Gwendolyn Brooks

What Shall I Give My Children - Analysis

A mother-artist facing a cruel arithmetic

The poem’s central ache is that the speaker wants to give her children something that will protect and legitimize them in a world that has already decided they are the leastwise of the land. But what she has to offer—taste, craft, imagination—doesn’t easily convert into the kind of social proof that poverty and prejudice demand. The question What shall I give my children? isn’t sentimental; it’s almost bureaucratic, as if the speaker is forced to itemize love into something that might pass inspection.

The tone is tender but flinty. Even the tenderness arrives edged with hard categories: adjudged, contraband, ratify. This is a parent thinking inside a legal system of value, where children can be judged, declared illicit, or certified—or left unprotected.

Sweetest lepers: love spoken in the language of stigma

The poem’s most startling phrase, my sweetest lepers, compresses devotion and social contamination into one breath. Calling them sweetest insists on their preciousness; calling them lepers admits the way society treats them as untouchable. The speaker doesn’t pretend that love cancels stigma. Instead, she shows how a parent can internalize the world’s vocabulary even while resisting it—using the insult to expose the insult’s violence.

That violence is institutional, not merely personal. The children are adjudged and made quasi, half-real. The speaker’s diction suggests that what injures them is not just need but classification: a system that decides who counts as fully human, fully finished, fully allowed.

They don’t ask for velvet; they ask to be finished

The children’s desire is carefully defined by what it is not: No velvet and no velvety velour. They aren’t begging for luxury; they are begging for shape—a brisk contour. That phrase sounds like a clean outline, a clear profile, something the world can recognize at a glance. What they want is not comfort but definition, the kind of definitional clarity that helps a person move safely through hostile spaces.

When they cry they are quasi, contraband / Because unfinished, the poem treats poverty and racialized marginality as a condition of being deemed incomplete. The children feel illegal simply for being in-process, graven by a hand / Less than angelic. The agony here is double: they sense the world expects an angelic maker, and they also suspect their own maker—the speaker—cannot meet that impossible standard.

The turn: plenty of style, not enough stone

Midway through, the poem pivots from what the children ask to what the mother can realistically provide: My hand is stuffed with mode, design, device. There’s abundance in her hand, but it’s the abundance of surface—fashion, technique, cleverness. The word stuffed sounds almost satiric, as if she can offer trimmings but not shelter.
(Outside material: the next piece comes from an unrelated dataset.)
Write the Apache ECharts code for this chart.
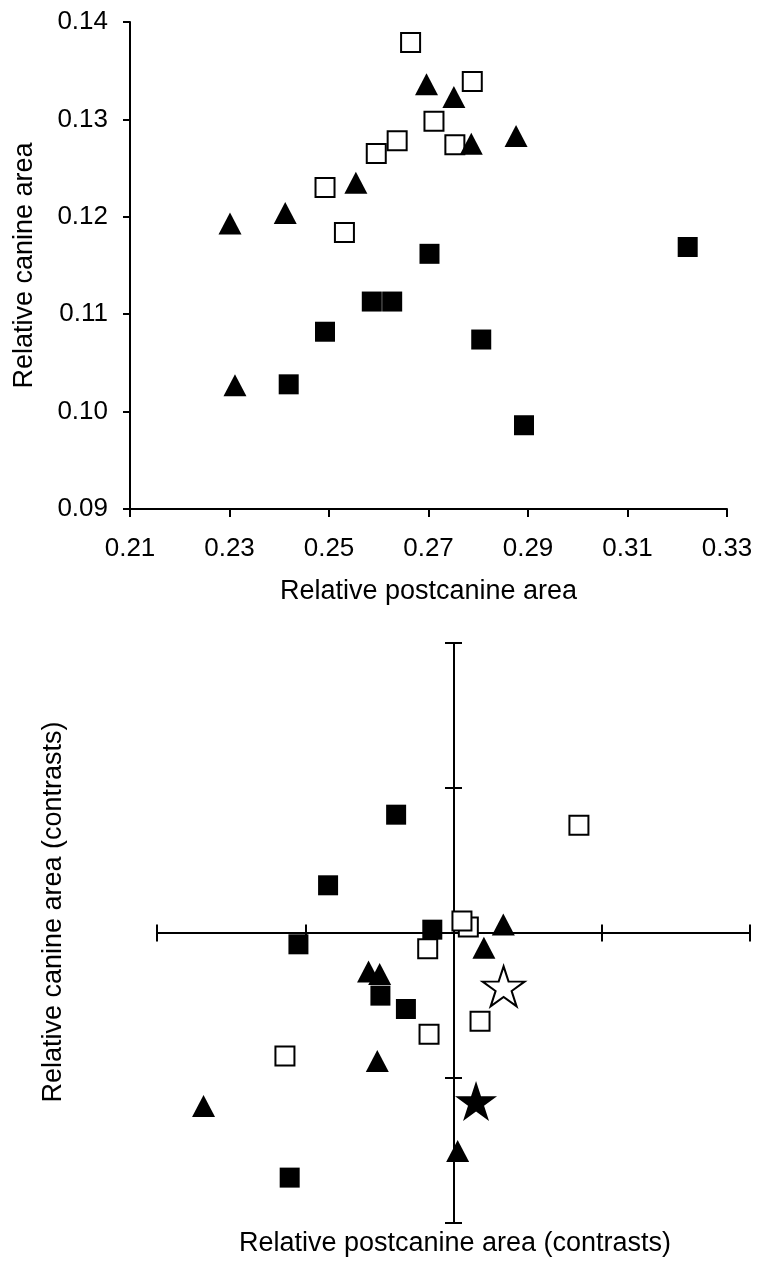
<!DOCTYPE html>
<html>
<head>
<meta charset="utf-8">
<script src="https://cdn.jsdelivr.net/npm/echarts@6/dist/echarts.min.js"></script>
<style>
  html, body { margin: 0; padding: 0; background: #fff; }
  #chart { width: 757px; height: 1262px; }
</style>
</head>
<body>
<div id="chart"></div>
<script>
// top panel: raw relative areas
const openSquareX = [0.2664, 0.2788, 0.2711, 0.2637, 0.2595, 0.2753, 0.2492, 0.2531]
const openSquareY = [0.1379, 0.1339, 0.1298, 0.1278, 0.1265, 0.1274, 0.1230, 0.1184]
const triangleX = [0.2696, 0.2751, 0.2786, 0.2876, 0.2554, 0.2301, 0.2412, 0.2311]
const triangleY = [0.1336, 0.1323, 0.1275, 0.1283, 0.1235, 0.1193, 0.1204, 0.1027]
const filledSquareX = [0.2702, 0.3221, 0.2586, 0.2627, 0.2492, 0.2806, 0.2419, 0.2892]
const filledSquareY = [0.1162, 0.1169, 0.1113, 0.1113, 0.1082, 0.1074, 0.1028, 0.0986]

// bottom panel: contrasts
const contrastFilledSquareX = [-0.387, -0.846, -1.046, -0.143, -0.493, -0.321, -1.105]
const contrastFilledSquareY = [0.816, 0.329, -0.078, 0.023, -0.432, -0.524, -1.687]
const contrastOpenSquareX = [0.846, 0.100, 0.057, -0.174, 0.179, -0.165, -1.137]
const contrastOpenSquareY = [0.743, 0.041, 0.083, -0.108, -0.609, -0.699, -0.848]
const contrastTriangleX = [0.336, 0.205, -0.573, -0.498, -0.514, -1.686, 0.028]
const contrastTriangleY = [0.058, -0.101, -0.266, -0.283, -0.883, -1.193, -1.503]
const openStarXY = [0.338, -0.368]
const filledStarXY = [0.152, -1.159]

const FONT = "'Liberation Sans', Arial, sans-serif"
const STAR = 'path://M50,0L61.23,34.55L97.55,34.55L68.17,55.9L79.39,90.45L50,69.1L20.61,90.45L31.83,55.9L2.45,34.55L38.77,34.55Z'

function zip(xs, ys) {
  return xs.map((x, i) => [x, ys[i]])
}

const lineStyle = { color: '#000', width: 2 }

const filledSquare = { symbol: 'rect', symbolSize: 20, itemStyle: { color: '#000', opacity: 1 } }
const openSquare = { symbol: 'rect', symbolSize: 19, itemStyle: { color: '#fff', borderColor: '#000', borderWidth: 2, opacity: 1 } }
const triangle = { symbol: 'triangle', symbolSize: [23, 22], itemStyle: { color: '#000', opacity: 1 } }

function scatter(gridIdx, data, style) {
  return Object.assign({
    type: 'scatter',
    xAxisIndex: gridIdx === 0 ? 0 : 1,
    yAxisIndex: gridIdx === 0 ? 0 : 1,
    data: data,
    silent: true,
    animation: false,
  }, style)
}

// crossing axes of the contrast plot, one per side so the ticks cross the line
function contrastAxis(position) {
  return {
    type: 'value',
    gridIndex: 1,
    position: position,
    min: -2,
    max: 2,
    interval: 1,
    axisLine: { show: true, onZero: true, lineStyle: lineStyle },
    axisTick: { show: true, length: 8.5, lineStyle: lineStyle },
    axisLabel: { show: false },
    splitLine: { show: false },
  }
}

const chart = echarts.init(document.getElementById('chart'))

chart.setOption({
  backgroundColor: '#fff',
  animation: false,
  textStyle: { fontFamily: FONT },
  grid: [
    { left: 130, top: 22, width: 597, height: 487 },
    { left: 157, top: 643, width: 593, height: 580 },
  ],
  xAxis: [
    {
      type: 'value',
      gridIndex: 0,
      min: 0.21,
      max: 0.33,
      interval: 0.02,
      name: 'Relative postcanine area',
      nameLocation: 'middle',
      nameGap: 69,
      nameTextStyle: { color: '#000', fontSize: 27, fontFamily: FONT },
      axisLine: { show: true, onZero: false, lineStyle: lineStyle },
      axisTick: { show: true, length: 8, lineStyle: lineStyle },
      axisLabel: {
        color: '#000',
        fontSize: 26,
        fontFamily: FONT,
        margin: 27,
        formatter: (v) => v.toFixed(2),
      },
      splitLine: { show: false },
    },
    contrastAxis('bottom'),
    contrastAxis('top'),
  ],
  yAxis: [
    {
      type: 'value',
      gridIndex: 0,
      min: 0.09,
      max: 0.14,
      interval: 0.01,
      name: 'Relative canine area',
      nameLocation: 'middle',
      nameGap: 92,
      nameTextStyle: { color: '#000', fontSize: 27, fontFamily: FONT },
      axisLine: { show: true, onZero: false, lineStyle: lineStyle },
      axisTick: { show: true, length: 7, lineStyle: lineStyle },
      axisLabel: {
        color: '#000',
        fontSize: 26,
        fontFamily: FONT,
        margin: 22,
        formatter: (v) => v.toFixed(2),
      },
      splitLine: { show: false },
    },
    contrastAxis('left'),
    contrastAxis('right'),
  ],
  graphic: [
    {
      type: 'text',
      x: 455,
      y: 1244,
      style: {
        text: 'Relative postcanine area (contrasts)',
        fill: '#000',
        font: '27px ' + FONT,
        textAlign: 'center',
        textVerticalAlign: 'middle',
      },
    },
    {
      type: 'text',
      x: 54,
      y: 912,
      rotation: Math.PI / 2,
      style: {
        text: 'Relative canine area (contrasts)',
        fill: '#000',
        font: '27px ' + FONT,
        textAlign: 'center',
        textVerticalAlign: 'middle',
      },
    },
  ],
  series: [
    scatter(0, zip(filledSquareX, filledSquareY), filledSquare),
    scatter(0, zip(openSquareX, openSquareY), openSquare),
    scatter(0, zip(triangleX, triangleY), triangle),

    scatter(1, zip(contrastFilledSquareX, contrastFilledSquareY), filledSquare),
    scatter(1, zip(contrastOpenSquareX, contrastOpenSquareY), openSquare),
    scatter(1, zip(contrastTriangleX, contrastTriangleY), triangle),
    scatter(1, [openStarXY], { symbol: STAR, symbolSize: [42, 40], itemStyle: { color: '#fff', borderColor: '#000', borderWidth: 2, opacity: 1 } }),
    scatter(1, [filledStarXY], { symbol: STAR, symbolSize: [42, 40], itemStyle: { color: '#000', opacity: 1 } }),
  ],
})
</script>
</body>
</html>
Then comes the blunt deprivation: I lack access to my proper stone. The metaphor shifts from clothing to sculpture, from velour to stone, and with it the stakes sharpen. Stone implies permanence, public monument, a material that makes a life look undeniable.

Proper stone also suggests that what’s missing is not only money, but access—permission, entry, resources controlled by others. The speaker is not merely unskilled; she is blocked. Even plenitude of plan won’t suffice, because planning cannot substitute for what the world withholds.

Love and grief fail the certification test

The poem’s most devastating claim is that the emotions we trust most are insufficient in this context: Nor grief nor love shall be enough alone. The phrase enough alone matters: love and grief are real, but the children require more than private feeling. They need something that can ratify them—make them official, recognized, safe. The speaker’s maternal love does not automatically confer public legitimacy on children society has marked as lesser.

The image of my little halves is both intimate and tragic. Calling them halves suggests they have been cut down by judgment—made partial beings in the public eye. It also implicates the speaker: they are her halves, extensions of her body and her history, carrying her vulnerabilities into the street.

Autumn everywhere: the weather as a social climate

The closing line stretches the poem’s private dilemma into a world-condition: the children bear / Across an autumn freezing everywhere. Autumn is transition and decline, a season of shortening light; freezing turns that decline into danger. The word everywhere refuses any safe neighborhood, any single culprit. This isn’t a cold snap; it’s the atmosphere.

Challenging question: If the speaker’s mode, design, device cannot ratify her children, what would count as proper stone—money, social power, whiteness, institutional blessing—and why must a child possess that to be seen as finished?